The books were placed in a vice-like device to hold fanned pages steady while artists or bookbinders painted fine lines with meticulous precision on the sloped surface so paint stayed only on the page edges. The edges were gilded to protect paintings.
Every once in a while, an artist would turn the book over after completing one painting, reverse the sloped fore-edge a
nd paint a different picture. In those cases, the fortunate book owner would have the opportunity to two paintings on the same fore edges.
Chaddock came upon the art form when, in 1998, he went to a Franklin County Veterans Memorial paper show, seeking vintage stock certificates to display in his residence. But he soon found himself struck by the fore-edge pictures; art and books are two of his passions.
He gradually acquired more volumes, usually from specialized bookstores or auctions. A few years ago, he made his largest purchase of 75 books from financially strapped St. Mary-of-the-Woods College, a women’s college near Terra Haute, Ind., that was disposing of the collection that had been donated.
Few still collect such books, and fewer still continue to paint them, Chaddock says.
Though much of Chaddock’s collection is a mere four centuries old, the art form dates the 10th Century, when shields and coats of arms were the preferred depictions. Those gradually gave away to landscapes, religious works and flowers. Sometimes, bookbinders made the paintings; others were by freelancers.
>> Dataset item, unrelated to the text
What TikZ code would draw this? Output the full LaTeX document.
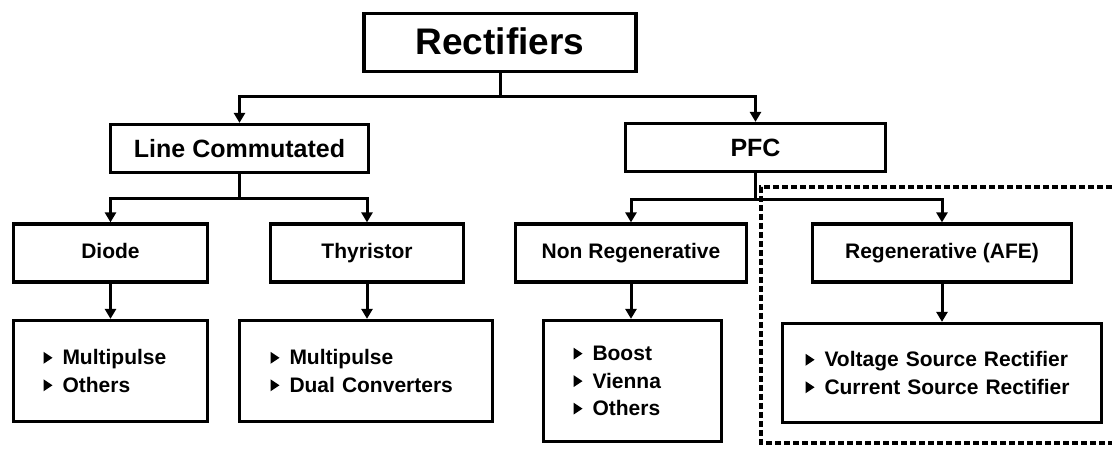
\documentclass[tikz,border=0pt]{standalone}
\usepackage{fontspec}
\setmainfont{Liberation Sans}
\usetikzlibrary{arrows.meta}
\newcommand{\bul}{\tikz[x=1pt,y=1pt,baseline=0pt]\fill[black] (0,1) -- (0,13) -- (9,7) -- cycle;\hspace{10pt}}
\tikzset{
  bx/.style={draw, line width=3.2pt, inner sep=0pt, text height=15pt, text depth=4.5pt, font=\bfseries\fontsize{21}{27}\selectfont},
  lvone/.style={bx, text height=18pt, text depth=0pt, font=\bfseries\fontsize{25}{28}\selectfont},
  lst/.style={draw, line width=3.2pt, inner sep=0pt, align=left, font=\bfseries\fontsize{21}{27.5}\selectfont},
  ln/.style={line width=3pt},
  ar/.style={line width=3pt, -{Triangle[length=10pt,width=11pt]}},
  dsh/.style={line width=4pt, dash pattern=on 6pt off 3pt}
}
\begin{document}
\begin{tikzpicture}[x=1pt,y=-1pt]
\useasboundingbox[fill=white] (0,0) rectangle (1112,454);
% top
\node[bx, minimum width=272pt, minimum height=58pt, text height=27pt, text depth=2pt, font=\bfseries\fontsize{37}{40}\selectfont] (R) at (500,42.5) {Rectifiers};
% level 1
\node[lvone, minimum width=258pt, minimum height=48pt] (LC) at (239.5,148.5) {Line Commutated};
\node[lvone, minimum width=260pt, minimum height=48pt] (PFC) at (755.5,147.5) {PFC};
% level 2
\node[bx, minimum width=194pt, minimum height=58pt] (D) at (110.5,253) {Diode};
\node[bx, minimum width=193pt, minimum height=58pt] (T) at (367,253) {Thyristor};
\node[bx, minimum width=231pt, minimum height=58pt] (NR) at (631,253) {Non Regenerative};
\node[bx, minimum width=259pt, minimum height=58pt] (RG) at (942,253) {Regenerative (AFE)};
% level 3
\node[lst, minimum width=194pt, minimum height=101pt, text width=134pt] (DL) at (110.5,371) {\bul Multipulse\\\bul Others};
\node[lst, minimum width=253pt, minimum height=101pt, text width=191pt] (TL) at (366,371) {\bul Multipulse\\\bul Dual Converters};
\node[lst, minimum width=178pt, minimum height=121pt, text width=118pt] (NL) at (632.5,381) {\bul Boost\\\bul Vienna\\\bul Others};
\node[lst, minimum width=319pt, minimum height=99pt, text width=273pt] (RL) at (942,373) {\bul Voltage Source Rectifier\\\bul Current Source Rectifier};
% connectors
\coordinate (j1) at (R.south |- 0,97);
\draw[ln] (R.south) -- (j1);
\draw[ar] (j1) -| (LC.north);
\draw[ar] (j1) -| (PFC.north);
\coordinate (j2) at (LC.south |- 0,199);
\draw[ln] (LC.south) -- (j2);
\draw[ar] (j2) -| (D.north);
\draw[ar] (j2) -| (T.north);
\coordinate (j3) at (PFC.south |- 0,200);
\draw[ln] (PFC.south) -- (j3);
\draw[ar] (j3) -| (NR.north);
\draw[ar] (j3) -| (RG.north);
\draw[ar] (D.south) -- (D.south |- DL.north);
\draw[ar] (T.south) -- (T.south |- TL.north);
\draw[ar] (NR.south) -- (NR.south |- NL.north);
\draw[ar] (RG.south) -- (RG.south |- RL.north);
% dashed region
\coordinate (d1) at (1112,187);
\coordinate (d2) at (761,187);
\coordinate (d3) at (761,443);
\coordinate (d4) at (1112,443);
\draw[dsh] (d1) -- (d2) -- (d3) -- (d4);
\end{tikzpicture}
\end{document}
Architecture, activity and, peculiarly enough, women in hoop skirts are some of the frequent subjects depicted in Chaddock’s library.
The painting in A Handbook for Travelers in Ireland, featuring prominent buildings and women walking on a lawn, dates to 1844. Hidden in Lalla Rookh: An Oriental Romance, 1838, is a painting of running fox hunt hounds and horses crossing a stream. A Gallery of Famous English and American Poets has a portrait of Edgar Allan Poe and a shadow of a flying raven, alluding to his famous narrative poem. The initials of the artist, Martin Frost, are barely visible on the Poe painting.
Chaddock estimates his collection is worth $500,000 to $750,000 today, but in 20 years, it may be valued far less owing to the changing generational attitude about old things and literature.
Hypothetically, he likens it an estate auction sale of antiques that it might have sold for $20,000 a few years ago that might bring only $4,000 today.
“The younger generation no longer wants antique furniture, dishes and the like,” he says.
Placing the collection at OU speaks to Chaddock’s strong ties to the university, from which he graduated in 1988 with a degree in communications.
A native of Parkersburg W.Va., who grew up in Belpre, Ohio, Chaddock says that while in college, he followed an adviser’s urging to “save hard.” He began buying stock before graduating and went directly into the investment advisory business, where he has excelled.
He’s on the board of the Ohio University Foundation and the Foundation for Appalachian Ohio in Nelsonville, which combin
es efforts of several small-town foundations to help provide money for arts and music.
He owns and is remodeling a large mansion in Athens, once owned by an industrialist, that he envisions as a historic center one day. Not to leave out the largest school in the city where he keeps his collection, he also helps raise money for the Wexner Center for the Arts at The Ohio State University.
The man-on-the-go still maintains his obvious interest in OU as he prepares for a large piece of the book collection to move this fall. Over time, volumes will be circulated in and out of their Columbus base, and all will eventually be bequeathed to the university.
Chaddock will continue buying and contributing books as he strives to make the collection the most prominent in the country.